BEGIN Input data

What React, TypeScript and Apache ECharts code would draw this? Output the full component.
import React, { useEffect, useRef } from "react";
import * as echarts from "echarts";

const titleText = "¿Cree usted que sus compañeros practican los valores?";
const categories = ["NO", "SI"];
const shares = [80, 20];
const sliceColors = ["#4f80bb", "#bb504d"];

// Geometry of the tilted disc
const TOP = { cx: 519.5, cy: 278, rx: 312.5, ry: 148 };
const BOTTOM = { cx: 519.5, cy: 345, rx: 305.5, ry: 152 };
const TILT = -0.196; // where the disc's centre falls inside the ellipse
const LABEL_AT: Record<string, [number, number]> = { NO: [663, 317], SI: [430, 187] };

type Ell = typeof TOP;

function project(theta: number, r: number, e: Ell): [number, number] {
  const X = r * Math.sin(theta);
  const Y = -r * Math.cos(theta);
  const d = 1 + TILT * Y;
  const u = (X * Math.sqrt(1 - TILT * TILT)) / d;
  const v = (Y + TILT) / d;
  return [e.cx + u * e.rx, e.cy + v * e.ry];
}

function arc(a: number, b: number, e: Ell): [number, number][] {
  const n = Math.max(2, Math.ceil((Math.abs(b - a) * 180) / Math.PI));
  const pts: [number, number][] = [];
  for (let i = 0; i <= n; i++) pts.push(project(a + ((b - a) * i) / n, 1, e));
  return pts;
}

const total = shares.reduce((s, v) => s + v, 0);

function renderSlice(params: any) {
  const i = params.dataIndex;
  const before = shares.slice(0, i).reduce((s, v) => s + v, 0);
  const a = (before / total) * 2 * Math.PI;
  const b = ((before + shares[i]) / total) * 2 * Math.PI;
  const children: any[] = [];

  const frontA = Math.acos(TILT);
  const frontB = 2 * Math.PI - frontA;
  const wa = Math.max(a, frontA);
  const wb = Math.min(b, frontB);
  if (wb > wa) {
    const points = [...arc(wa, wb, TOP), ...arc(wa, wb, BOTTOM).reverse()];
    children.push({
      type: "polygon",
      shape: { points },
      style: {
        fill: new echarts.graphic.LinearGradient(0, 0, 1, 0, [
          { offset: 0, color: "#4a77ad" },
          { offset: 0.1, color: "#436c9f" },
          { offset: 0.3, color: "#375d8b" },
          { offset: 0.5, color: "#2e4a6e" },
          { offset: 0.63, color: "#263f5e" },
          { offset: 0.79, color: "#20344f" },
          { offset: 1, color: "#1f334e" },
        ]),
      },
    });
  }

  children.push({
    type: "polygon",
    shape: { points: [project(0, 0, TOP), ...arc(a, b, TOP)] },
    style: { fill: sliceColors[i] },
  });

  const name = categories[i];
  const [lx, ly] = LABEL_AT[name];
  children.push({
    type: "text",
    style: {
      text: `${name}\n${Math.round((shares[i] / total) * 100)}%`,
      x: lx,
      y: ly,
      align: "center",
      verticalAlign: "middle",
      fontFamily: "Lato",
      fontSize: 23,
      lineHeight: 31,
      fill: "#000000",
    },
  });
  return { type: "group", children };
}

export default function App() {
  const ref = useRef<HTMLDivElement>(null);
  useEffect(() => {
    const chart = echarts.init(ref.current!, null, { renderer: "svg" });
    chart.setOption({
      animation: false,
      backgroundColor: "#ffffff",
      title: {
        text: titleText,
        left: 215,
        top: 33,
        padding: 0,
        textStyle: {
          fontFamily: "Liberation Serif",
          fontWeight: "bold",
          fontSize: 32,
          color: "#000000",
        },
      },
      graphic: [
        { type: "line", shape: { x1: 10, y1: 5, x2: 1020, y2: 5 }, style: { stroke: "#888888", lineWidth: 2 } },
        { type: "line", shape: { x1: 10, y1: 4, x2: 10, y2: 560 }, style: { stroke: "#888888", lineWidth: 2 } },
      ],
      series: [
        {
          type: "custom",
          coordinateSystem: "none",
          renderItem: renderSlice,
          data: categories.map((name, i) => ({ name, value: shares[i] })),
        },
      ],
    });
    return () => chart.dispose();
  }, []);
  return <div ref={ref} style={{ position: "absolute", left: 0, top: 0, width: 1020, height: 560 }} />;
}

END Input data
BEGIN Input data

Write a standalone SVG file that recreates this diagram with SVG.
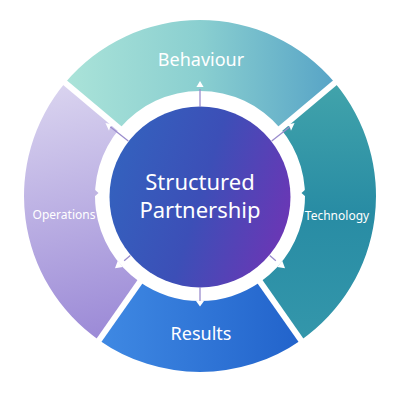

END Input data
BEGIN Input data

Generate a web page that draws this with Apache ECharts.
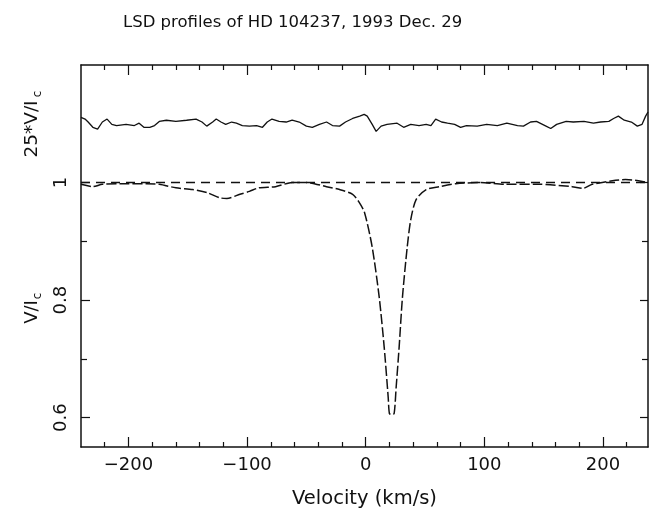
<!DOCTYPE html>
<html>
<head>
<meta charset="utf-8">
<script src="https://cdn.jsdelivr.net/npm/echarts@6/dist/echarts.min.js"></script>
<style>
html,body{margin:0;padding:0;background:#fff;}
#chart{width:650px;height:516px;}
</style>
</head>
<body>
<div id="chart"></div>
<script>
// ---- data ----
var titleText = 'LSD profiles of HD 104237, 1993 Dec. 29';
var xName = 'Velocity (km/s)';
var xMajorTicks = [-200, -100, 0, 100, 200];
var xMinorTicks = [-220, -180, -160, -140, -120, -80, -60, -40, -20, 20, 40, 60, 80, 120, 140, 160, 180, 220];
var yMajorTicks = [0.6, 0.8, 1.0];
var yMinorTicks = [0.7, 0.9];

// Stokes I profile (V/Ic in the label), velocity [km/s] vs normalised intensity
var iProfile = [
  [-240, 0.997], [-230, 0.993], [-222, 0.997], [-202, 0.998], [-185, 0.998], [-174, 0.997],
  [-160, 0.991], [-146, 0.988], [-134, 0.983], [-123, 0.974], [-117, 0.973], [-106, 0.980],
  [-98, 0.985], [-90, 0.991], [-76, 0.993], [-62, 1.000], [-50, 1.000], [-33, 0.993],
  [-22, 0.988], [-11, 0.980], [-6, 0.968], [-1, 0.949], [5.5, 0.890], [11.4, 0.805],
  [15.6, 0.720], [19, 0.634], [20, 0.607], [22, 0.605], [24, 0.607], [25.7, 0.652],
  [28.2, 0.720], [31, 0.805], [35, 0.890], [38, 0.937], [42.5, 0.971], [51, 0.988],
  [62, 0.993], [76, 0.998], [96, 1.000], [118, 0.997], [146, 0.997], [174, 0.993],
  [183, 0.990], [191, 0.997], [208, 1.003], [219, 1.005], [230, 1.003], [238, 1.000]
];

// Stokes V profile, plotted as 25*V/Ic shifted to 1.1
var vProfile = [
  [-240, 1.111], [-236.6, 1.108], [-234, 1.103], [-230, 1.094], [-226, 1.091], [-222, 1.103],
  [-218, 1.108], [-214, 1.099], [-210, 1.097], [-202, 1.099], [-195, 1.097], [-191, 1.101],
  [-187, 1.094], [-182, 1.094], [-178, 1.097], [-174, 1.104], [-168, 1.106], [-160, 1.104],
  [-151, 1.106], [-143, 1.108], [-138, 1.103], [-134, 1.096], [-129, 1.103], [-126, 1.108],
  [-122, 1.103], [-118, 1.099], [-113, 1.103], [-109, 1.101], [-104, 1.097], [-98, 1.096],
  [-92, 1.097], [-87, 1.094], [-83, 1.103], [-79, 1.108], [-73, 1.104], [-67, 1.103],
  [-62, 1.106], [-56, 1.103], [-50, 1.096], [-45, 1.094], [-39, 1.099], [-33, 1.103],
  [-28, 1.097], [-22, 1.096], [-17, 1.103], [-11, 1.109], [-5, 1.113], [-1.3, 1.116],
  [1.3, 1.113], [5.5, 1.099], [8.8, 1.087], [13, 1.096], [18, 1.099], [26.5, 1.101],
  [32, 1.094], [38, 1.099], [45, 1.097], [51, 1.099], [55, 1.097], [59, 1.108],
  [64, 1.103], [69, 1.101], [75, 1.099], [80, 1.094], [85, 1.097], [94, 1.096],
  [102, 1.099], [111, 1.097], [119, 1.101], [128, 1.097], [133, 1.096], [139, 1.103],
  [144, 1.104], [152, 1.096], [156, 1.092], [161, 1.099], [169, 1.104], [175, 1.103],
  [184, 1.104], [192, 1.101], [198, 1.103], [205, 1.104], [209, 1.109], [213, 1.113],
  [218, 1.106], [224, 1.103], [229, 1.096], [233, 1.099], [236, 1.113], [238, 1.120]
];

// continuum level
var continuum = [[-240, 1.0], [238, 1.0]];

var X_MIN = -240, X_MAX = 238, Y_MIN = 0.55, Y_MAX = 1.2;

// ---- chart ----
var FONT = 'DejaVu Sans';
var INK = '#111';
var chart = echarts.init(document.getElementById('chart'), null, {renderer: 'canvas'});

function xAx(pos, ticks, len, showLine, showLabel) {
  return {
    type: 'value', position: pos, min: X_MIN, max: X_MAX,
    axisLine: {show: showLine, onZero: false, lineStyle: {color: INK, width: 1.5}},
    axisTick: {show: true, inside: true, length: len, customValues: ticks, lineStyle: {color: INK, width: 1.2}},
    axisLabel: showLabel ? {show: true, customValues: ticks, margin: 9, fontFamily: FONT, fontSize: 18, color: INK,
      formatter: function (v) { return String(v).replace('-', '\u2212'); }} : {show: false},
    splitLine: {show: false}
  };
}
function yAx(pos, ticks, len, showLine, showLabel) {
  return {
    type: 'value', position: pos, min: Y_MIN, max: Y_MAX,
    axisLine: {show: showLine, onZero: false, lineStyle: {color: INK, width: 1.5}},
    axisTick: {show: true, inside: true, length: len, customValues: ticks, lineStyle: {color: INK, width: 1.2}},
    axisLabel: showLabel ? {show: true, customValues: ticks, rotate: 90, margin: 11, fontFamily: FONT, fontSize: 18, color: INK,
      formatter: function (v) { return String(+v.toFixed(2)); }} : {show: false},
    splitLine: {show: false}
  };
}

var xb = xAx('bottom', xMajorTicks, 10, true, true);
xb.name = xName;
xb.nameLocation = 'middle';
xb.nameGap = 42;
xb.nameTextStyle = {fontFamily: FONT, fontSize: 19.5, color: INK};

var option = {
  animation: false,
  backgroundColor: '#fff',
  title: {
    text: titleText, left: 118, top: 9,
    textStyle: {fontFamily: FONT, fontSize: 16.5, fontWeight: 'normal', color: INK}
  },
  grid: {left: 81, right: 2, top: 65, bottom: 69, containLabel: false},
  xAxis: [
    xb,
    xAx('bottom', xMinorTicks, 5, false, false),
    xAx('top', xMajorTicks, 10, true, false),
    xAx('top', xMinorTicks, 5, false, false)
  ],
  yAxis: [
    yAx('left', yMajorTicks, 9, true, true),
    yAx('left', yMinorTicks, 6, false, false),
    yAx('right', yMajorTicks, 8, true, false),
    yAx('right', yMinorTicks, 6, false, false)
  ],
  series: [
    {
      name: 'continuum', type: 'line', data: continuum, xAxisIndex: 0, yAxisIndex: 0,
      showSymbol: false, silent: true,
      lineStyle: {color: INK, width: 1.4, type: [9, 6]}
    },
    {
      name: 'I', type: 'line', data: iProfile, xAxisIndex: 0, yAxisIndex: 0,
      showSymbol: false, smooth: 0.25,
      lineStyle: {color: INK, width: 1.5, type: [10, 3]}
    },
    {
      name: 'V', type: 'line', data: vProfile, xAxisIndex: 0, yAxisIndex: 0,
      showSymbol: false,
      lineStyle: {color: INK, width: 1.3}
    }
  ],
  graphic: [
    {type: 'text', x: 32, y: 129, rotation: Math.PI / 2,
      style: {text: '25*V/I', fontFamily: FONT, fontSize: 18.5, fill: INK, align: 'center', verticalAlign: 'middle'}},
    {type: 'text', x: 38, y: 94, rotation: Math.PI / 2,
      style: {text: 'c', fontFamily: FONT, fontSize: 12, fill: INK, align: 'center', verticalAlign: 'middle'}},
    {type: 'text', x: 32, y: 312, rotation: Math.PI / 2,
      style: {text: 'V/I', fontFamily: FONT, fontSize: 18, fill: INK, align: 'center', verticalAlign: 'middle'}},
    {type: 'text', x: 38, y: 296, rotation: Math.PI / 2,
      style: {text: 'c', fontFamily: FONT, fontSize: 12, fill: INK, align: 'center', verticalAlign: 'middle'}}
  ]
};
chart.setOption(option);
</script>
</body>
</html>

END Input data

Exercise:
Only lines with the word "that" are wanted, so copy each one from the records.

Answer for the task:
Write a standalone SVG file that recreates this diagram with SVG.
Generate a web page that draws this with Apache ECharts.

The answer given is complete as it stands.